EXERCISE DIRECTIONS: Retype the opening lines of the listing below, ending with the line that contains "(0,0) rectangle (945,612);", and leave out any pictures.

MATERIAL:
#####
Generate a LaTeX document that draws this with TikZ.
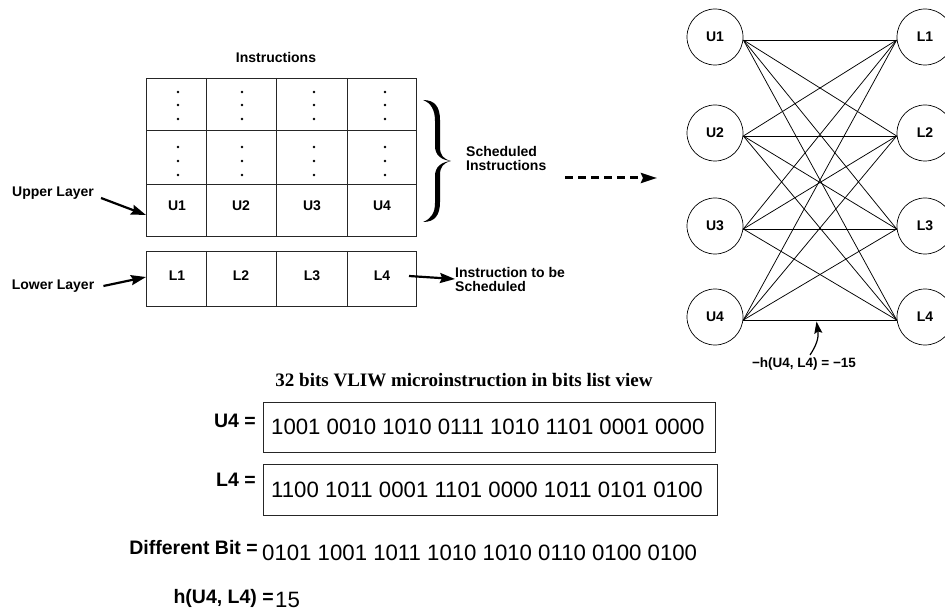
\documentclass[tikz,border=0pt]{standalone}
\usepackage{fontspec}
\setmainfont{Liberation Sans}
\newfontfamily\titlefont{Liberation Serif}
\usetikzlibrary{arrows.meta}

\begin{document}
\begin{tikzpicture}[x=1pt,y=-1pt,
  gridline/.style={line width=0.9pt, draw=black!85},
  small/.style={font=\fontsize{14}{14}\selectfont\bfseries, inner sep=0pt},
  celltext/.style={font=\fontsize{14}{14}\selectfont\bfseries, inner sep=0pt},
  bigl/.style={font=\fontsize{19.5}{19.5}\selectfont\bfseries, inner sep=0pt, anchor=east},
  bits/.style={font=\fontsize{22.2}{22.2}\selectfont, inner sep=0pt, anchor=west},
  vert/.style={circle, draw, line width=0.7pt, minimum size=56pt, inner sep=0pt,
               font=\fontsize{14}{14}\selectfont\bfseries},
  edge/.style={line width=0.75pt},
  pointer/.style={line width=2.2pt, -{Stealth[length=15pt,width=10pt,inset=2pt]}},
  bitbox/.style={line width=0.9pt, draw=black!85},
]
\useasboundingbox (0,0) rectangle (945,612);

% ---------- instruction table ----------
\node[small] (instr) at (276,57) {Instructions};
\draw[gridline] (146,78) rectangle (416,236);
\draw[gridline] (146,130) -- (416,130) (146,184) -- (416,184);
\foreach \x in {206,276,347.5} \draw[gridline] (\x,78) -- (\x,236);
\draw[gridline] (146,251) rectangle (416,306);
\foreach \x in {206,276,347.5} \draw[gridline] (\x,251) -- (\x,306);

% dots in the scheduled rows
\foreach \x in {178,242,314,385}
  \foreach \y in {92,105,119,147,161,175}
    \fill (\x,\y) circle (1.4);

% upper and lower layer cells
\node[celltext] (cu1) at (177,206) {U1};
\node[celltext] (cu2) at (241,206) {U2};
\node[celltext] (cu3) at (312,206) {U3};
\node[celltext] (cu4) at (382,206) {U4};
\node[celltext] (cl1) at (177,276) {L1};
\node[celltext] (cl2) at (241,276) {L2};
\node[celltext] (cl3) at (312,276) {L3};
\node[celltext] (cl4) at (382,276) {L4};

% side labels and pointers
\node[small] (upper) at (53,193) {Upper Layer};
\node[small] (lower) at (53,286) {Lower Layer};
\coordinate (upin) at (146,215);
\coordinate (lowin) at (146,277);
\draw[pointer] ([xshift=7pt,yshift=-5pt]upper.east) -- (upin);
\draw[pointer] ([xshift=9pt]lower.east) -- (lowin);

\coordinate (outstart) at (409,276);
\node[small, anchor=west, align=left] (tobe) at (455,279) {Instruction to be\\Scheduled};
\draw[pointer] (outstart) -- (tobe.west);

% brace over the scheduled rows
\fill (423,100) .. controls (435,100) and (440,107) .. (440,120)
  -- (440,147) .. controls (440,155) and (443,159) .. (451,161)
  .. controls (443,163) and (440,167) .. (440,175)
  -- (440,202) .. controls (440,215) and (435,222) .. (423,222)
  .. controls (431,219) and (435,213) .. (435,203)
  -- (435,176) .. controls (435,167) and (441,162) .. (451,161)
  .. controls (441,160) and (435,155) .. (435,146)
  -- (435,121) .. controls (435,110) and (431,103) .. (423,100) -- cycle;
\node[small, anchor=west, align=left] (sched) at (466,158) {Scheduled\\Instructions};

% dashed transition arrow
\coordinate (dstart) at (565,178);
\coordinate (dend) at (657,178);
\draw[line width=3pt, dash pattern=on 8pt off 5pt,
      -{Stealth[length=16pt,width=10pt,inset=2pt]}] (dstart) -- (dend);

% ---------- bipartite graph ----------
\foreach \n/\y in {1/37,2/133,3/226,4/317} {
  \node[vert] (U\n) at (715,\y) {U\n};
  \node[vert] (L\n) at (925,\y) {L\n};
}
\foreach \i in {1,...,4}
  \foreach \j in {1,...,4}
    \draw[edge] ([yshift=-3pt]U\i.east) -- ([yshift=-3pt]L\j.west);

\node[font=\fontsize{13.5}{13.5}\selectfont\bfseries, inner sep=0pt] (hval) at (804,364)
  {\textminus h(U4, L4) = \textminus 15};
\coordinate (hmark) at (816.5,321.5);
\draw[line width=1.2pt, -{Stealth[length=12pt,width=8pt,inset=2pt]}]
  (810,355) .. controls (816,346) and (819,338) .. (hmark);

% ---------- bit strings ----------
\node[font=\fontsize{19}{19}\selectfont\titlefont\bfseries, inner sep=0pt] (title) at (464,380)
  {32 bits VLIW microinstruction in bits list view};

\draw[bitbox] (263,402) rectangle (715,452);
\draw[bitbox] (263,464) rectangle (717,515);
\node[bigl] (u4lbl) at (256,421) {U4 =};
\node[bits] (u4bits) at (271,427) {1001 0010 1010 0111 1010 1101 0001 0000};
\node[bigl] (l4lbl) at (256,480) {L4 =};
\node[bits] (l4bits) at (271,490) {1100 1011 0001 1101 0000 1011 0101 0100};

\node[bigl] (difflbl) at (258,548) {Different Bit =};
\node[bits] (diffbits) at (262,553) {0101 1001 1011 1010 1010 0110 0100 0100};

\node[bigl] (hlbl) at (274,598) {h(U4, L4) =};
\node[bits] (hbits) at (275,600) {15};
\end{tikzpicture}
\end{document}
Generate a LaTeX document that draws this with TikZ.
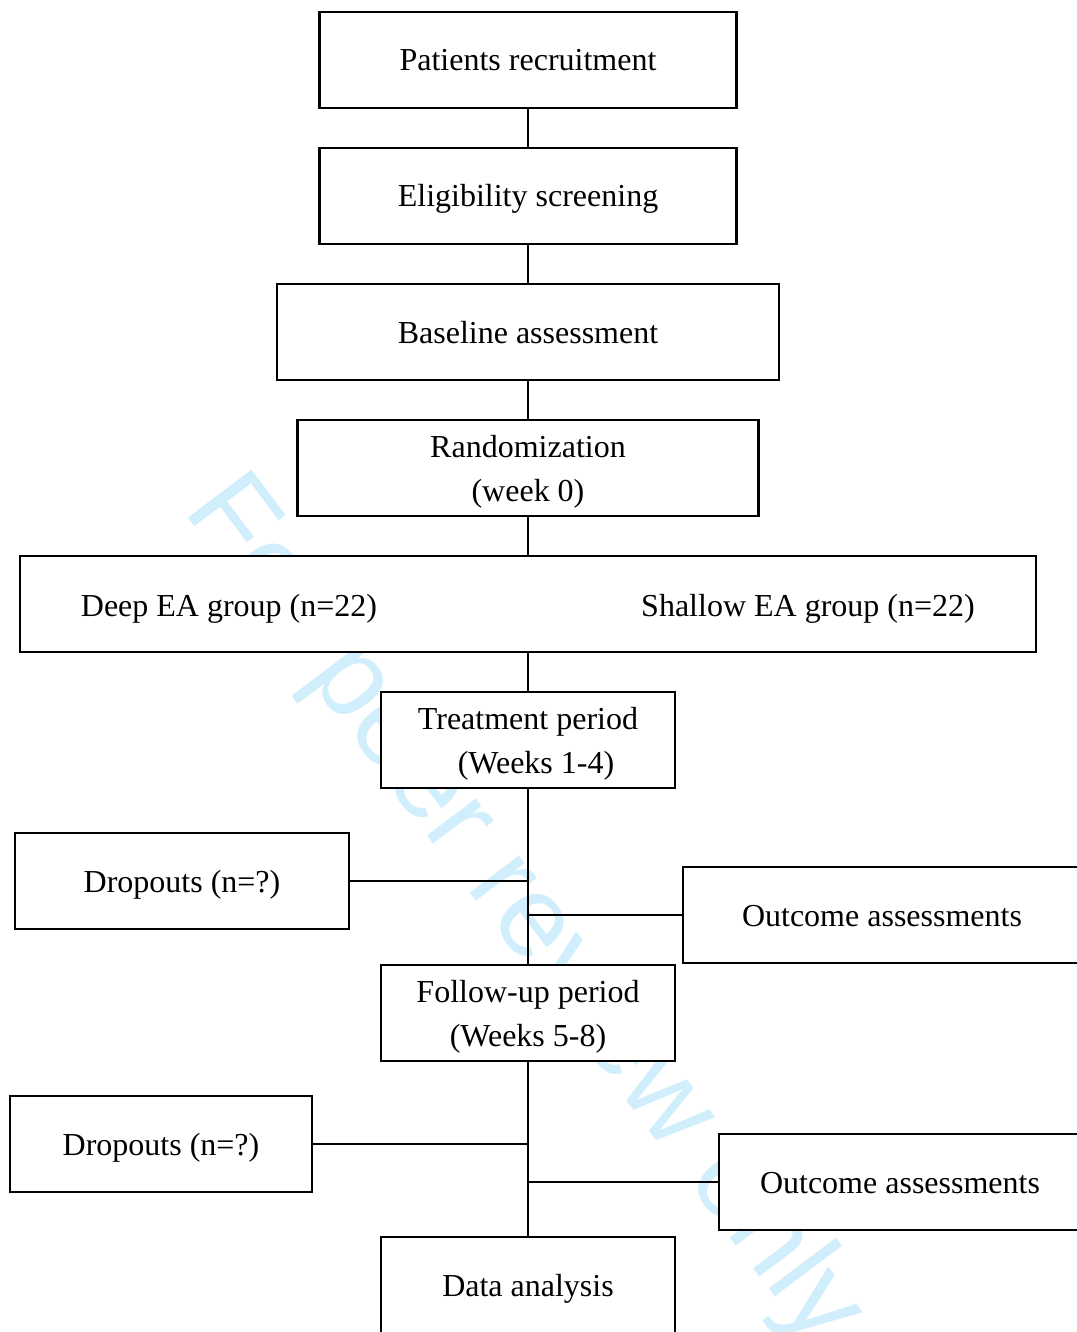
#####
EXPECTED OUTPUT:
Generate a LaTeX document that draws this with TikZ.
\documentclass[tikz,border=0pt]{standalone}
\usepackage{fontspec}
\setmainfont{Liberation Sans}
\newfontfamily\titlefont{Liberation Serif}
\usetikzlibrary{arrows.meta}

\begin{document}
\begin{tikzpicture}[x=1pt,y=-1pt,
  gridline/.style={line width=0.9pt, draw=black!85},
  small/.style={font=\fontsize{14}{14}\selectfont\bfseries, inner sep=0pt},
  celltext/.style={font=\fontsize{14}{14}\selectfont\bfseries, inner sep=0pt},
  bigl/.style={font=\fontsize{19.5}{19.5}\selectfont\bfseries, inner sep=0pt, anchor=east},
  bits/.style={font=\fontsize{22.2}{22.2}\selectfont, inner sep=0pt, anchor=west},
  vert/.style={circle, draw, line width=0.7pt, minimum size=56pt, inner sep=0pt,
               font=\fontsize{14}{14}\selectfont\bfseries},
  edge/.style={line width=0.75pt},
  pointer/.style={line width=2.2pt, -{Stealth[length=15pt,width=10pt,inset=2pt]}},
  bitbox/.style={line width=0.9pt, draw=black!85},
]
\useasboundingbox (0,0) rectangle (945,612);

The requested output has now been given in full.